Sybille hatte nie verstanden, wie er das alles fertiggebracht hatte, zumal in so kurzer Zeit! Aber eine Woche später, pünktlich zu ihrem Geburtstag, stand diese Maschine, dieses Glasinstrument in ihrem Zimmer.

- Alles Liebe zu deinem Geburtstag, Liebes, hatte er ihr bei ihrem Aufwachen ins Ohr geflüstert. Ich hab' ja verstanden, dass du dein Leben mit Musik verbringen willst. Und wenn du möchtest, kannst du dich direkt ransetzen.

Sie hatte zunächst gar nicht verstanden, worum es überhaupt ging. Selbst, als sie das Instrument sah, hatte sie nicht kapiert, was das war.
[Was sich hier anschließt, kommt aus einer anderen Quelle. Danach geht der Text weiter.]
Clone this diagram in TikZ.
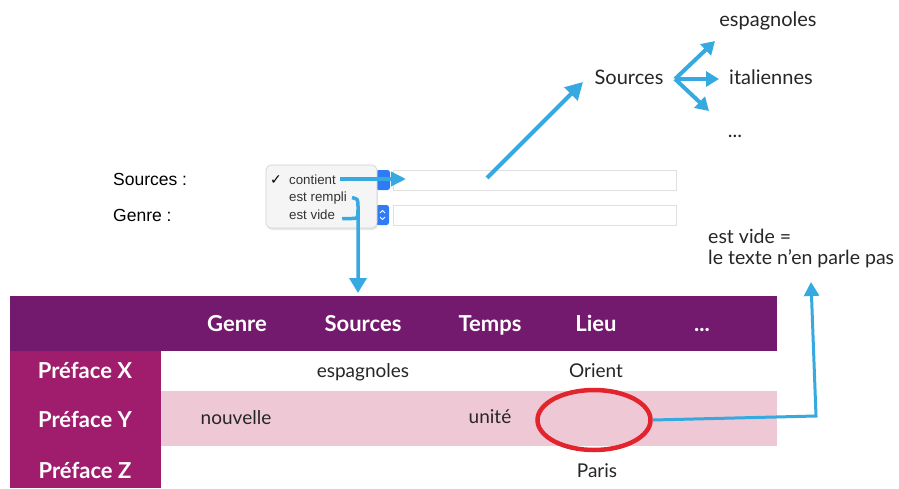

- Komm, steh auf, ich zeig's dir.

Er setzte sich an das "Instrument", tauchte seine Finger in eine Schüssel mit Wasser und begann mit den Füßen, wie auf einer antiken Nähmaschine zu treten, bis der horizontale Glaswurm in eine schnelle und stete Rotation kam.

Als er dann vorsichtig mit den feuchten Fingern an die gläsernen, sich drehenden Scheiben griff, erzeugte der Glaswurm einen sanften, aber durchdringenden Klang, der sie durch und durch ergriff. Er hatte in ihr ein Gefühl von Leichtigkeit hochkommen lassen, das sie selten bis dahin erlebt hatte. Sie hatte die Augen geschlossen und die Klänge in sich aufgenommen, als ob sie zum ersten Mal in ihrem Leben Musik hörte. Carsten hatte es geschafft, sie mit seinem Glasinstrument zu verzaubern. Carsten sollte nicht aufhören. Nie. Sie hätte gewollt, dass diese Glasklänge ewig dauerten.

Und wo ist der Glaswurm jetzt? Sie weiß es nicht einmal. Vielleicht auf dem Dachboden, oder auch in der alten Scheune neben dem Haus, die voller Gerümpel steht und die sie schon seit Jahren umbauen wollen.

Als sie sich schon auf die Suche machen will, bemerkt sie plötzlich mit Schrecken, dass ihr Unterricht in nicht mal 10 Minuten beginnt. Vielleicht sollte sie doch mal etwas ernsthafter gegen diese Tagträume angehen, denkt sie während sie heftig auf die Pedale ihres etwas müden Fahrrads tritt.